**DATASET CONTENT:**
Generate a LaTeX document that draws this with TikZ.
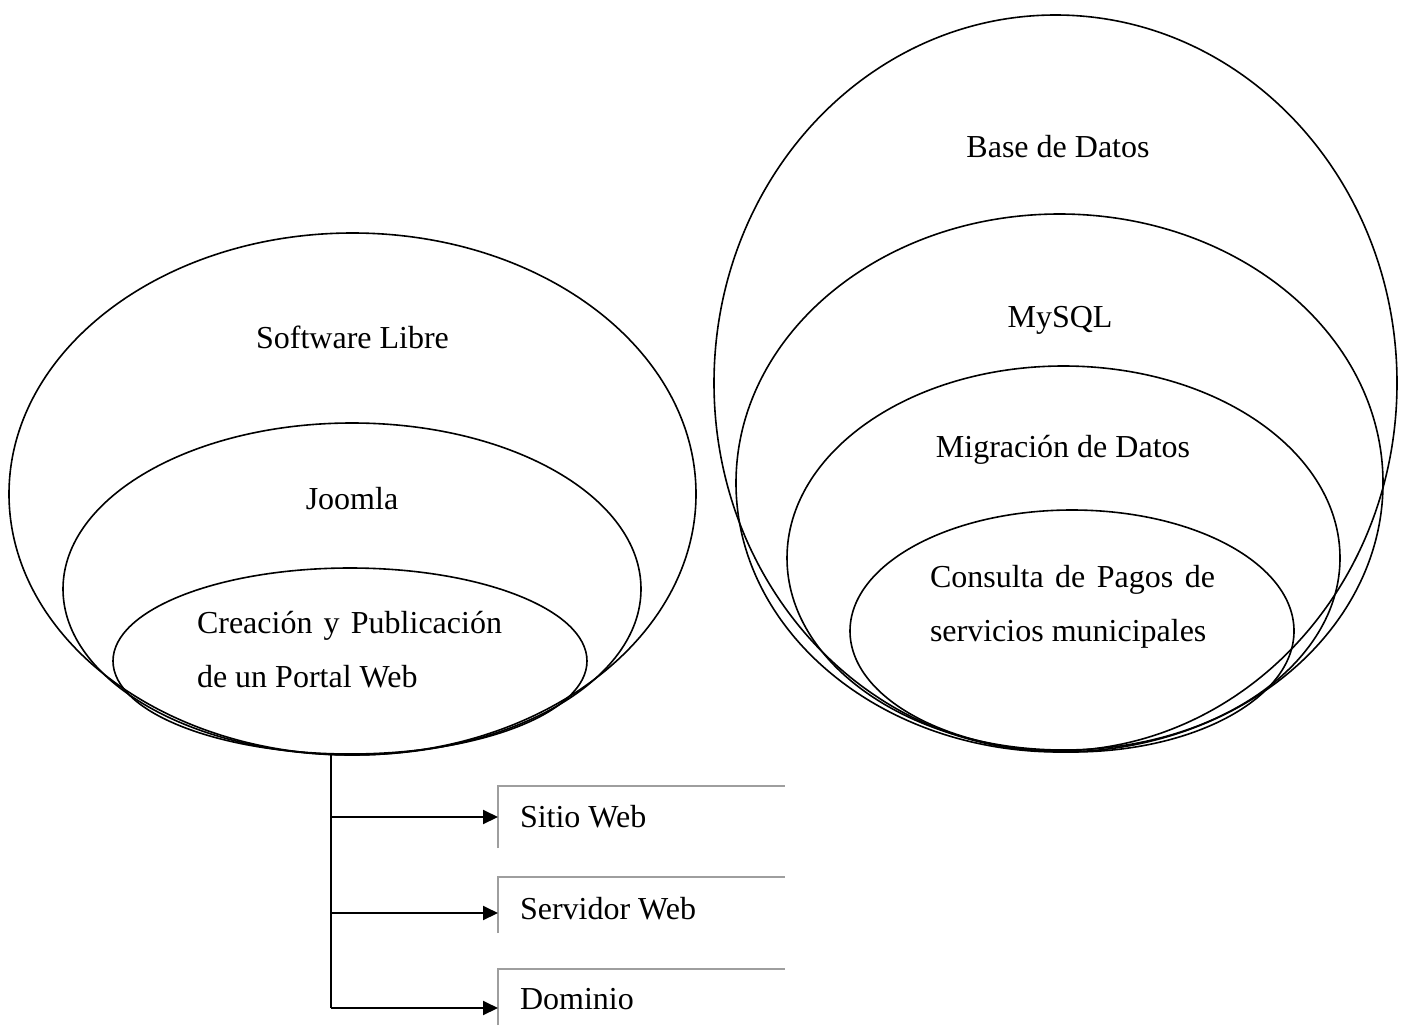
\documentclass[tikz,border=0pt]{standalone}
\usepackage{fontspec}
\setmainfont{Liberation Serif}
\usetikzlibrary{shapes.geometric,arrows.meta}
\begin{document}
\begin{tikzpicture}[x=1pt,y=-1pt,
  ell/.style={ellipse, draw, line width=1.6pt, inner sep=0pt, outer sep=0pt},
  lbl/.style={font=\fontsize{32}{38}\selectfont, inner sep=0pt, outer sep=0pt},
  conn/.style={line width=2pt},
  arr/.style={line width=2pt, -{Triangle[length=15pt,width=14pt]}},
  boxl/.style={rectangle, minimum width=287pt, minimum height=62pt, anchor=north west, inner sep=0pt, outer sep=0pt},
  boxedge/.style={draw=black!38, line width=2pt}
]
\useasboundingbox[fill=white] (0,0) rectangle (1405,1025);

% left group
\node[ell, minimum width=687pt, minimum height=522pt] (sl) at (352.5,494) {};
\node[ell, minimum width=578pt, minimum height=332pt] (jo) at (352,589) {};
\node[ell, minimum width=474pt, minimum height=186pt] (cp) at (350,661) {};
\node[lbl, anchor=base] (tsl) at (352.5,348) {Software Libre};
\node[lbl, anchor=base] (tjo) at (352,509) {Joomla};
\node[lbl, anchor=base west] (tcp1) at (197,633) {\makebox[305pt][s]{Creación y Publicación}};
\node[lbl, anchor=base west] (tcp2) at (197,687) {de un Portal Web};

% right group
\node[ell, minimum width=683pt, minimum height=736pt] (bd) at (1055.5,383) {};
\node[ell, minimum width=647pt, minimum height=538pt] (my) at (1059.5,483) {};
\node[ell, minimum width=553pt, minimum height=384pt] (mi) at (1063.5,558) {};
\node[ell, minimum width=444pt, minimum height=242pt] (co) at (1072,631) {};
\node[lbl, anchor=base] (tbd) at (1058,157) {Base de Datos};
\node[lbl, anchor=base] (tmy) at (1060,327) {MySQL};
\node[lbl, anchor=base] (tmi) at (1063,457) {Migración de Datos};
\node[lbl, anchor=base west] (tco1) at (930,587) {\makebox[285pt][s]{Consulta de Pagos de}};
\node[lbl, anchor=base west] (tco2) at (930,641) {servicios municipales};

% boxes
\node[boxl] (b1) at (498,786) {};
\node[boxl, minimum height=56pt] (b2) at (498,877) {};
\node[boxl, minimum height=56pt] (b3) at (498,969) {};
\draw[boxedge] (b1.south west) -- (b1.north west) -- (b1.north east);
\draw[boxedge] (b2.south west) -- (b2.north west) -- (b2.north east);
\draw[boxedge] (b3.south west) -- (b3.north west) -- (b3.north east);
\node[lbl, anchor=base west] (t1) at (520,827) {Sitio Web};
\node[lbl, anchor=base west] (t2) at (520,919) {Servidor Web};
\node[lbl, anchor=base west] (t3) at (520,1009) {Dominio};

% connectors
\coordinate (j1) at (331,817);
\coordinate (j2) at (331,913);
\coordinate (j3) at (331,1008);
\draw[conn] (j3 |- cp.south) -- (j3);
\draw[arr] (j1) -- (j1 -| b1.west);
\draw[arr] (j2) -- (j2 -| b2.west);
\draw[arr] (j3) -- (j3 -| b3.west);
\end{tikzpicture}
\end{document}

**GIVEN EXERCISE:** Give the material again exactly as it is, but keep the pictures out.

**RESPONSE TO THE EXERCISE:**
Generate a LaTeX document that draws this with TikZ.
\documentclass[tikz,border=0pt]{standalone}
\usepackage{fontspec}
\setmainfont{Liberation Serif}
\usetikzlibrary{shapes.geometric,arrows.meta}
\begin{document}
\begin{tikzpicture}[x=1pt,y=-1pt,
  ell/.style={ellipse, draw, line width=1.6pt, inner sep=0pt, outer sep=0pt},
  lbl/.style={font=\fontsize{32}{38}\selectfont, inner sep=0pt, outer sep=0pt},
  conn/.style={line width=2pt},
  arr/.style={line width=2pt, -{Triangle[length=15pt,width=14pt]}},
  boxl/.style={rectangle, minimum width=287pt, minimum height=62pt, anchor=north west, inner sep=0pt, outer sep=0pt},
  boxedge/.style={draw=black!38, line width=2pt}
]
\useasboundingbox[fill=white] (0,0) rectangle (1405,1025);

% left group
\node[ell, minimum width=687pt, minimum height=522pt] (sl) at (352.5,494) {};
\node[ell, minimum width=578pt, minimum height=332pt] (jo) at (352,589) {};
\node[ell, minimum width=474pt, minimum height=186pt] (cp) at (350,661) {};
\node[lbl, anchor=base] (tsl) at (352.5,348) {Software Libre};
\node[lbl, anchor=base] (tjo) at (352,509) {Joomla};
\node[lbl, anchor=base west] (tcp1) at (197,633) {\makebox[305pt][s]{Creación y Publicación}};
\node[lbl, anchor=base west] (tcp2) at (197,687) {de un Portal Web};

% right group
\node[ell, minimum width=683pt, minimum height=736pt] (bd) at (1055.5,383) {};
\node[ell, minimum width=647pt, minimum height=538pt] (my) at (1059.5,483) {};
\node[ell, minimum width=553pt, minimum height=384pt] (mi) at (1063.5,558) {};
\node[ell, minimum width=444pt, minimum height=242pt] (co) at (1072,631) {};
\node[lbl, anchor=base] (tbd) at (1058,157) {Base de Datos};
\node[lbl, anchor=base] (tmy) at (1060,327) {MySQL};
\node[lbl, anchor=base] (tmi) at (1063,457) {Migración de Datos};
\node[lbl, anchor=base west] (tco1) at (930,587) {\makebox[285pt][s]{Consulta de Pagos de}};
\node[lbl, anchor=base west] (tco2) at (930,641) {servicios municipales};

% boxes
\node[boxl] (b1) at (498,786) {};
\node[boxl, minimum height=56pt] (b2) at (498,877) {};
\node[boxl, minimum height=56pt] (b3) at (498,969) {};
\draw[boxedge] (b1.south west) -- (b1.north west) -- (b1.north east);
\draw[boxedge] (b2.south west) -- (b2.north west) -- (b2.north east);
\draw[boxedge] (b3.south west) -- (b3.north west) -- (b3.north east);
\node[lbl, anchor=base west] (t1) at (520,827) {Sitio Web};
\node[lbl, anchor=base west] (t2) at (520,919) {Servidor Web};
\node[lbl, anchor=base west] (t3) at (520,1009) {Dominio};

% connectors
\coordinate (j1) at (331,817);
\coordinate (j2) at (331,913);
\coordinate (j3) at (331,1008);
\draw[conn] (j3 |- cp.south) -- (j3);
\draw[arr] (j1) -- (j1 -| b1.west);
\draw[arr] (j2) -- (j2 -| b2.west);
\draw[arr] (j3) -- (j3 -| b3.west);
\end{tikzpicture}
\end{document}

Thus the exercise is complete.